In Toni Morrison’s Beloved, the Body of Christ was thirty women who came to Sethe’s house to drive out the demon.  Some women didn’t come because of the heat.  Some women didn’t come because they wanted to avoid the confrontation.  Ella, who knew slavery better than anyone else, got them started—mumbling, praying, singing, and hollering.  In other words, Ella knew that she did not want that demon another damn day in Sethe’s house and in her community.  The sound of the women’s collective voices, mumbling, praying, singing, and hollering were like the Clearing and Baby Suggs come to Sethe and that sound “broke over Sethe and she trembled like the baptized in its wash.”[8]  With these loving faces before her, Sethe is able to let go of the demon which is her child, destroyed by slavery and yet by her own hand, leave it behind to join this group of freed and liberated women and her community once again. 

Let the violence that happened in Washington, D.C., to maintain the status quo be the last stand of the demon of racism in our country so that all people might know themselves as Children of God and we might know ourselves, collectively, as the Body of Christ.  Peace and unity mean little in the face of the violence done by the demons of white privilege, white supremacy, and racism. 

As Rev.

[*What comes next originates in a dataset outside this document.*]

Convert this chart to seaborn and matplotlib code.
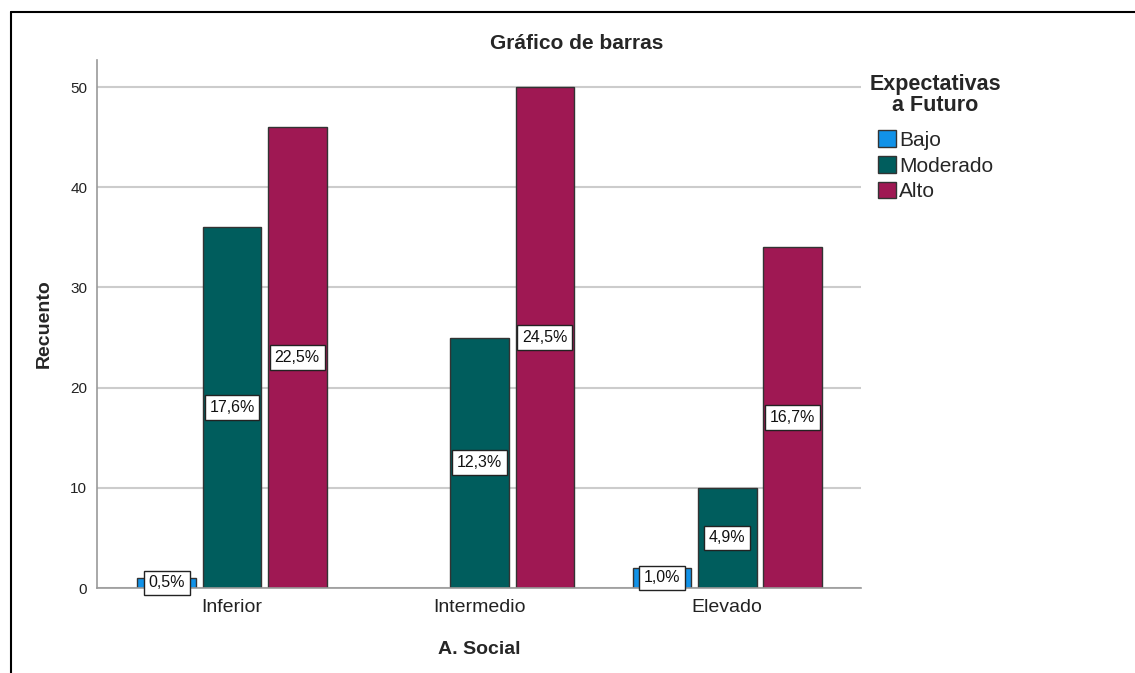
import matplotlib
matplotlib.use('Agg')
import matplotlib.pyplot as plt
import seaborn as sns
import pandas as pd
from matplotlib.lines import Line2D

# ── datos ───────────────────────────────────────────
social = ['Inferior', 'Intermedio', 'Elevado']
niveles = ['Bajo', 'Moderado', 'Alto']
bajo = [1, 0, 2]
moderado = [36, 25, 10]
alto = [46, 50, 34]
pct_bajo = ['0,5%', '', '1,0%']
pct_moderado = ['17,6%', '12,3%', '4,9%']
pct_alto = ['22,5%', '24,5%', '16,7%']
colores = ['#1192e8', '#005d5d', '#9f1853']
yticks = [0, 10, 20, 30, 40, 50]

df = pd.DataFrame({
    'A. Social': social * 3,
    'Expectativas': [n for n in niveles for _ in social],
    'Recuento': bajo + moderado + alto,
})

sns.set_theme(style='white')
plt.rcParams['font.family'] = ['Liberation Sans', 'DejaVu Sans']

fig = plt.figure(figsize=(11.35, 6.73), dpi=100)
ax = fig.add_axes([0.0855, 0.1263, 0.6731, 0.7845])

ax.yaxis.grid(True, color='#cccccc', linewidth=1.5, zorder=0)
ax.set_axisbelow(True)

sns.barplot(data=df, x='A. Social', y='Recuento', hue='Expectativas',
            order=social, hue_order=niveles, palette=colores, saturation=1,
            width=0.79, gap=0.1, edgecolor='#333333', linewidth=1, ax=ax)

for cont, labs in zip(ax.containers, [pct_bajo, pct_moderado, pct_alto]):
    for p in cont:
        if p.get_height() == 0:
            p.set_linewidth(0)
    ax.bar_label(cont, labels=labs, label_type='center', fontsize=11.5,
                 color='#111111',
                 bbox=dict(boxstyle='square,pad=0.3', fc='white', ec='#222222', lw=1))

ax.set_xlim(-0.545, 2.54)
ax.set_ylim(0, 52.7)
ax.set_yticks(yticks)
ax.tick_params(axis='y', length=0, pad=7, labelsize=11, labelcolor='#222222')
ax.tick_params(axis='x', length=0, pad=8, labelsize=14, labelcolor='#222222')

for s in ['top', 'right']:
    ax.spines[s].set_visible(False)
for s in ['left', 'bottom']:
    ax.spines[s].set_color('#999999')
    ax.spines[s].set_linewidth(1.2)

ax.set_xlabel('A. Social', fontsize=14, fontweight='bold', labelpad=18)
ax.set_ylabel('Recuento', fontsize=14, fontweight='bold', labelpad=13)
fig.text(0.508, 0.936, 'Gráfico de barras', ha='center', va='center',
         fontsize=15, fontweight='bold')

sns.move_legend(ax, 'upper left', bbox_to_anchor=(0.757, 0.905),
                bbox_transform=fig.transFigure, title='Expectativas\na Futuro',
                frameon=False, fontsize=15, title_fontsize=15.5, borderpad=0,
                handlelength=0.85, handleheight=0.85, handletextpad=0.15,
                labelspacing=0.3, alignment='center')
leg = ax.get_legend()
leg.get_title().set_fontweight('bold')
leg.get_title().set_multialignment('center')
leg.get_title().set_linespacing(1.0)
leg._legend_box.sep = 10  # mas aire entre titulo y entradas
for h in leg.legend_handles:
    h.set_edgecolor('#333333')

# marco exterior
fig.add_artist(Line2D([11 / 1135, 11 / 1135], [0, 1 - 12 / 673],
                      transform=fig.transFigure, color='black', lw=1.5))
fig.add_artist(Line2D([11 / 1135, 1], [1 - 12 / 673, 1 - 12 / 673],
                      transform=fig.transFigure, color='black', lw=1.5))

fig.savefig('out.png', dpi=100)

Dr. King preached,

 

If peace means a willingness to be exploited economically, dominated politically, humiliated and segregated, I don't want peace. If peace means being complacently adjusted to a deadening status quo, I don't want peace. If peace means keeping my mouth shut in the midst of injustice and evil, I don't want it. Peace is not simply the absence of conflict, but the existence of justice for all people.[9]

 

In the first exorcism of Mark, Jesus tells the demon to shut up, stop playing the innocent or the victim, and to come out of him.  Jesus is willing to endure the demon’s pain and screaming to show courageous leadership.  Stop acting like you are the one persecuted.  In the second exorcism, Jesus casts the demon “Legion” into pigs who then run headlong into the chaos. 

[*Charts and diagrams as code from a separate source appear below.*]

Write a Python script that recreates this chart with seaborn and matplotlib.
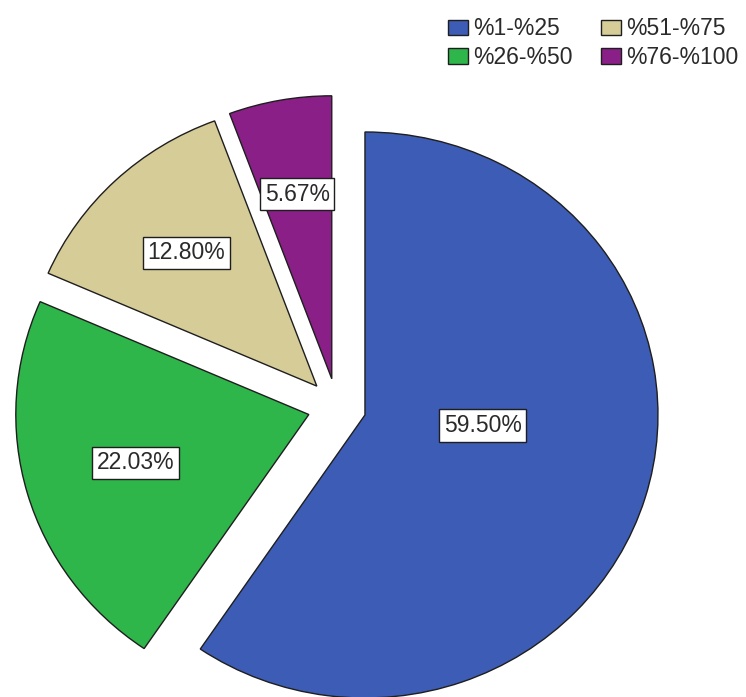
import numpy as np
import matplotlib
matplotlib.use("Agg")
import matplotlib.pyplot as plt
import seaborn as sns

# ---- data ----
categories = ["%1-%25", "%26-%50", "%51-%75", "%76-%100"]
values = [59.50, 22.03, 12.80, 5.67]
pct_labels = ["59.50%", "22.03%", "12.80%", "5.67%"]
colors = ["#3D5CB6", "#2EB64A", "#D6CC98", "#8B1F88"]

sns.set_theme(style="white")
plt.rcParams["font.family"] = ["Liberation Sans", "DejaVu Sans"]

fig = plt.figure(figsize=(7.46, 6.97), dpi=100)
ax = fig.add_axes([0, 0, 1, 1])

wedges, _ = ax.pie(
    values,
    colors=colors,
    startangle=90,
    counterclock=False,
    explode=[0.1] * len(values),
    radius=1.0,
    wedgeprops=dict(edgecolor="#1e1e1e", linewidth=1.0),
)

ax.set_aspect("auto")
ax.set_xlim(-1.150, 1.396)
ax.set_ylim(-1.026, 1.437)
ax.axis("off")

for w, lab in zip(wedges, pct_labels):
    t1, t2 = np.deg2rad(w.theta1), np.deg2rad(w.theta2)
    half = abs(t2 - t1) / 2
    mid = (t1 + t2) / 2
    dist = 2 * np.sin(half) / (3 * half)
    dist = max(dist, 0.42)
    cx, cy = w.center
    x = cx + dist * w.r * np.cos(mid)
    y = cy + dist * w.r * np.sin(mid) * (0.3 if dist == 0.42 else 1.0)
    ax.text(x, y, lab, ha="center", va="center", fontsize=16.5, color="#2a2a2a",
            bbox=dict(boxstyle="square,pad=0.2", facecolor="white",
                      edgecolor="#1e1e1e", linewidth=1.0))

leg = fig.legend(
    wedges, categories,
    ncol=2, loc="upper left", bbox_to_anchor=(0.600, 0.975),
    frameon=False, fontsize=16.5,
    handlelength=0.88, handleheight=0.68, handletextpad=0.22,
    columnspacing=1.25, labelspacing=0.26, borderpad=0, borderaxespad=0,
)
for t in leg.get_texts():
    t.set_color("#2a2a2a")

fig.savefig("out.png", dpi=100)
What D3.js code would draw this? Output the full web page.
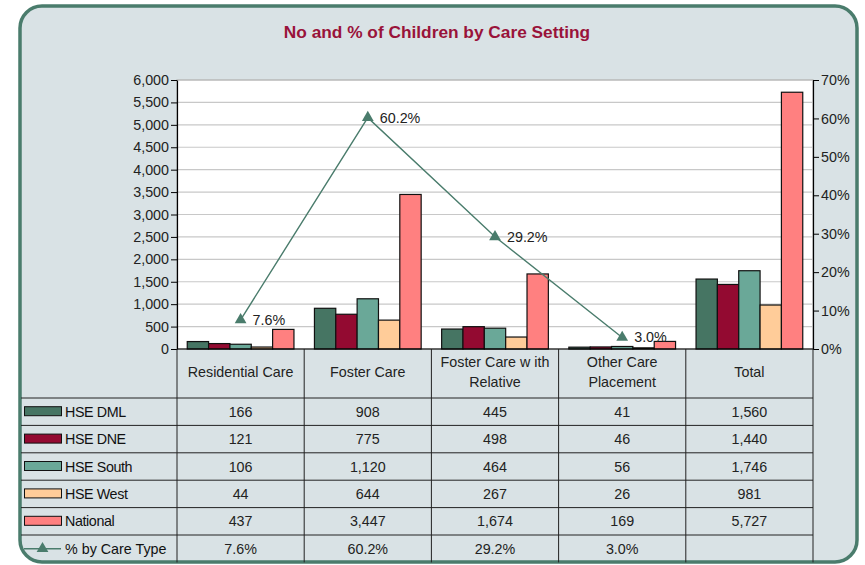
<!DOCTYPE html>
<html>
<head>
<meta charset="utf-8">
<script src="https://cdn.jsdelivr.net/npm/d3@7"></script>
<style>
  body { margin: 0; background: #ffffff; }
  svg { display: block; font-family: "Liberation Sans", Arial, sans-serif; }
</style>
</head>
<body>
<div id="chart"></div>
<script>
// chart data
const categories = ['Residential Care', 'Foster Care', 'Foster Care with Relative', 'Other Care Placement', 'Total'];
const headerLines = [['Residential Care'], ['Foster Care'], ['Foster Care w ith', 'Relative'], ['Other Care', 'Placement'], ['Total']];
const seriesNames = ['HSE DML', 'HSE DNE', 'HSE South', 'HSE West', 'National'];
const hseDML = [166, 908, 445, 41, 1560];
const hseDNE = [121, 775, 498, 46, 1440];
const hseSouth = [106, 1120, 464, 56, 1746];
const hseWest = [44, 644, 267, 26, 981];
const national = [437, 3447, 1674, 169, 5727];
const pctByType = [7.6, 60.2, 29.2, 3.0, null];
const leftTicks = [0, 500, 1000, 1500, 2000, 2500, 3000, 3500, 4000, 4500, 5000, 5500, 6000];
const rightTicks = [0, 10, 20, 30, 40, 50, 60, 70];
const lineName = '% by Care Type';

const seriesValues = [hseDML, hseDNE, hseSouth, hseWest, national];
const colors = ['#467563', '#930a31', '#6aa898', '#ffcc99', '#ff8080'];
const lineColor = '#4a7c6c';
const fs = '14.3px';

const W = 865, H = 565;
const plot = {left: 177, right: 813, top: 80, bottom: 349};
const rowH = 27.4;
const tableTop = 398;

const svg = d3.select('#chart').append('svg')
    .attr('width', W)
    .attr('height', H);

// background panel with rounded border
svg.append('rect')
    .attr('x', 20).attr('y', 6)
    .attr('width', 837).attr('height', 556)
    .attr('rx', 22).attr('ry', 22)
    .attr('fill', '#d9e2e5')
    .attr('stroke', lineColor)
    .attr('stroke-width', 3.5);

// title
svg.append('text')
    .attr('x', 437).attr('y', 38)
    .attr('text-anchor', 'middle')
    .attr('font-size', '17.3px')
    .attr('font-weight', 'bold')
    .attr('fill', '#99133a')
    .text('No and % of Children by Care Setting');

// scales
const x = d3.scaleBand()
    .domain(categories)
    .range([plot.left, plot.right]);
const xs = d3.scaleBand()
    .domain(seriesNames)
    .range([0, x.bandwidth()])
    .paddingOuter(0.48)
    .paddingInner(0);
const y = d3.scaleLinear().domain([0, 6000]).range([plot.bottom, plot.top]);
const y2 = d3.scaleLinear().domain([0, 70]).range([plot.bottom, plot.top]);

// plot area
svg.append('rect')
    .attr('x', plot.left).attr('y', plot.top)
    .attr('width', plot.right - plot.left)
    .attr('height', plot.bottom - plot.top)
    .attr('fill', '#ffffff')
    .attr('stroke', '#999')
    .attr('stroke-width', 1);

// gridlines
svg.append('g')
    .selectAll('line')
    .data(leftTicks.slice(1))
  .enter().append('line')
    .attr('x1', plot.left).attr('x2', plot.right)
    .attr('y1', d => y(d)).attr('y2', d => y(d))
    .attr('stroke', '#c8c8c8')
    .attr('stroke-width', 1.2);

// axes
const fmt = d3.format(',');
const leftAxis = svg.append('g')
    .attr('transform', 'translate(' + plot.left + ',0)')
    .call(d3.axisLeft(y).tickValues(leftTicks).tickFormat(fmt).tickSize(6).tickSizeOuter(0));
const rightAxis = svg.append('g')
    .attr('transform', 'translate(' + plot.right + ',0)')
    .call(d3.axisRight(y2).tickValues(rightTicks).tickFormat(d => d + '%').tickSize(6).tickSizeOuter(0));
[leftAxis, rightAxis].forEach(a => {
  a.select('.domain').attr('stroke', '#000').attr('stroke-width', 1.2);
  a.selectAll('.tick line').attr('stroke', '#000');
  a.selectAll('.tick text')
      .attr('font-family', '"Liberation Sans", Arial, sans-serif')
      .attr('font-size', fs)
      .attr('fill', '#222');
});
leftAxis.selectAll('.tick text').attr('x', -8);
rightAxis.selectAll('.tick text').attr('x', 8);

// bars
seriesNames.forEach((name, si) => {
  svg.append('g')
    .selectAll('rect')
    .data(categories)
  .enter().append('rect')
    .attr('x', d => x(d) + xs(name))
    .attr('width', xs.bandwidth())
    .attr('y', (d, i) => y(seriesValues[si][i]))
    .attr('height', (d, i) => plot.bottom - y(seriesValues[si][i]))
    .attr('fill', colors[si])
    .attr('stroke', '#111')
    .attr('stroke-width', 1.2);
});

// x axis line
svg.append('line')
    .attr('x1', plot.left).attr('x2', plot.right)
    .attr('y1', plot.bottom).attr('y2', plot.bottom)
    .attr('stroke', '#000').attr('stroke-width', 1.2);

// percentage line
const pts = categories.map((c, i) => ({c: c, v: pctByType[i]})).filter(d => d.v !== null);
svg.append('path')
    .datum(pts)
    .attr('fill', 'none')
    .attr('stroke', lineColor)
    .attr('stroke-width', 1.4)
    .attr('d', d3.line().x(d => x(d.c) + x.bandwidth() / 2).y(d => y2(d.v)));
const tri = d3.symbol().type(d3.symbolTriangle).size(60);
svg.selectAll('.marker')
    .data(pts)
  .enter().append('path')
    .attr('class', 'marker')
    .attr('d', tri)
    .attr('transform', d => 'translate(' + (x(d.c) + x.bandwidth() / 2) + ',' + y2(d.v) + ')')
    .attr('fill', lineColor);
svg.selectAll('.plabel')
    .data(pts)
  .enter().append('text')
    .attr('x', d => x(d.c) + x.bandwidth() / 2 + 12)
    .attr('y', d => y2(d.v) + 5)
    .attr('font-size', fs)
    .attr('fill', '#222')
    .text(d => d.v.toFixed(1) + '%');

// data table
const table = svg.append('g');
const rowLabels = seriesNames.concat([lineName]);
const rowData = seriesValues.map(arr => arr.map(v => fmt(v)))
    .concat([pctByType.map(v => v === null ? '' : v.toFixed(1) + '%')]);

// header cells
categories.forEach((c, i) => {
  const lines = headerLines[i];
  const cx = x(c) + x.bandwidth() / 2;
  const cy = (plot.bottom + tableTop) / 2;
  lines.forEach((t, li) => {
    table.append('text')
      .attr('x', cx)
      .attr('y', cy + 3 + (li - (lines.length - 1) / 2) * 20)
      .attr('text-anchor', 'middle')
      .attr('font-size', fs)
      .attr('fill', '#222')
      .text(t);
  });
});

// row lines
d3.range(rowLabels.length).forEach(r => {
  table.append('line')
    .attr('x1', 21).attr('x2', plot.right)
    .attr('y1', tableTop + r * rowH).attr('y2', tableTop + r * rowH)
    .attr('stroke', '#222').attr('stroke-width', 1);
});
// column lines
const colEdges = categories.map(c => x(c)).concat([plot.right]);
colEdges.forEach(cx => {
  table.append('line')
    .attr('x1', cx).attr('x2', cx)
    .attr('y1', plot.bottom).attr('y2', tableTop + rowLabels.length * rowH)
    .attr('stroke', '#222').attr('stroke-width', 1);
});

// row cells
rowLabels.forEach((label, r) => {
  const cy = tableTop + r * rowH + rowH / 2;
  if (r < seriesNames.length) {
    table.append('rect')
      .attr('x', 24.5).attr('y', cy - 5)
      .attr('width', 37).attr('height', 9)
      .attr('fill', colors[r])
      .attr('stroke', '#111').attr('stroke-width', 1);
  } else {
    table.append('line')
      .attr('x1', 24).attr('x2', 61)
      .attr('y1', cy).attr('y2', cy)
      .attr('stroke', lineColor).attr('stroke-width', 1.4);
    table.append('path')
      .attr('d', tri)
      .attr('transform', 'translate(42.5,' + cy + ')')
      .attr('fill', lineColor);
  }
  table.append('text')
    .attr('x', 65).attr('y', cy + 5)
    .attr('font-size', fs)
    .attr('fill', '#111')
    .attr('letter-spacing', r < seriesNames.length ? '-0.4px' : '0')
    .text(label);
  categories.forEach((c, i) => {
    table.append('text')
      .attr('x', x(c) + x.bandwidth() / 2)
      .attr('y', cy + 5)
      .attr('text-anchor', 'middle')
      .attr('font-size', fs)
      .attr('fill', '#222')
      .text(rowData[r][i]);
  });
});
</script>
</body>
</html>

           We would do well to do the same.  We must be like Ella who have been in such solidarity that we know the pain and death brought by racism.  And we say, as she did, “Racism?  Not another damn day!  Not another damn day in our house!”  This exorcism will take all of us, our collective will, as the Body of Christ to begin mumbling, praying, singing, and hollering so that we might be baptized and found in our right minds—to know ourselves as fully the Children of God and to continue to be the Body of Christ.   Certainly, we have an odd comfort from this demon.  Even more so, there are people that we love, people that we know, that we must now engage so that this demon is driven out.  Transformation is close.   It is God’s good wish that we begin.  Cast the demon out.  Amen. 



[1] Toni Morrison, Beloved (New York:  The Penguin Group, 1987), pp. 87-88.

[2] John Dominic Crossan, The Historical Jesus:  The Life of a Mediterranean Jewish Peasant (San Francisco:  HarperCollins, 1992), quoting Paul W. Hollenbach, “Jesus, Demoniacs, and Public Authorities:  A Socio-Historical Study,” JAAR 99:567-588.

[3] Ibid, p. 315, quoting Barrie Reynolds, Magic, Divination and Witchcraft Among the Barotse of Northern Rhodesia.  Robins Series 3, Berkley and Los Angeles:  University of California Press, 1963. 

[4] Ched Myers, Binding the Strong Man:  A Political Reading of Mark’s Story of Jesus (Maryknoll, New York:  Orbis Books, 1988), p. 191.

[5] Ibid, quoting Josephus, War, IV, ix, 1.

[6] UCC Climate Justice Zoom Meeting, January 13, 2021. 

[7] Rabbi Sharon Brous, “The inflection point,” IKAR Los Angeles, January 11, 2021.

[8] Morrison, Beloved, p. 261. 

[9]Excerpt fron King's "When Peace Becomes Obnoxious" speech delivered on 18 March 1956 at Dexter Avenue Baptist Church.